The Daily Telegraph commenting on Meyerstein's autobiography "Of My Early Life" noted "Out of this strange obsessed life came strange obsessed novels and poems which could have been written by nobody else". John Wain in his own autobiography "Sprightly Running", recalled of the neurotic poet that he emerged from Oxford with a backward looking, almost Johnsonian determination to dig in and cherish the old values while the tide of modernism swept over him. He described him as a disconcerting friend, with a taste for rather cruel or sinister jokes and recorded some strange miserly habits such as reusing old Christmas cards.
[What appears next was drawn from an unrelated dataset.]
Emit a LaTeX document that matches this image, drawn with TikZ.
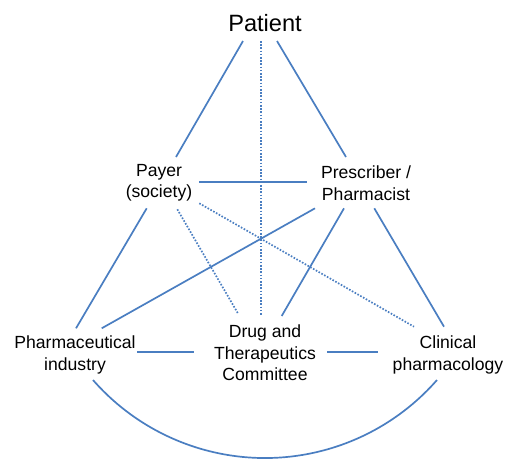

Meyerstein himself in his autobiography makes no secret of his taste for flagellation. His editor Rowland Watson quotes a letter recording a beating by an assistant master at his Prep school (a good-looking Bristolian). While the master said his conceit must be whipped out of him, Meyerstein comments "Poor man – he was only whipping it in, had he but known". His passion for collecting extended to an extraordinary collection of whips from many countries, which were discovered under his bed after his death and burned.

==Works ==
- Symphonies (1915) poems
- Grobo (1925) novel
- The Pleasure Lover: Being some account of the early life and fortunes of Terence Duke (1925)
- Terence in Love (1928) novel
- A Life of Thomas Chatterton (1930)
- New Symphonies (1933) poems
- The Pageant and Other Stories (1934)
- Terence Duke (1935) novel in three parts, incorporating the earlier The Pleasure Lover and Terence in Love
- Selected Poems (1935)
- Séraphine (1936, Richards Press) novel
- A Boy of Clare (1937) poems
- Joshua Slade (1938) novel
- Four People (1939) three novellas
- Eclogues (1941, Richards Press) poems
- Adventures by Sea of Edward Coxere (1945) editor
- The Delphic Charioteer (1951) poems
- Robin Wastraw (1951) novel
- Tom Tallion (1952) novel
- Phoebe Thirsk (1953) novel
- Verse Letters to Five Friends (1954)
- Of My Early Life (1957) autobiography
- Bollond and Other Stories (1958)
- Some Poems (1960)

==See also==

- Thomas Moult The Best Poems of 1931
- John Gawsworth Edwardian Poets (1936)
- Poems of Today 1938 3rd Series

==Bibliography==
- Some Letters of E. H. W. Meyerstein (1959) Rowland Leonard Watson
- Lionel Butler, E. H. W. Meyerstein 1889–1952 (Chatterton Lecture)
- Poems of Today, third series (1938), p. xxviii.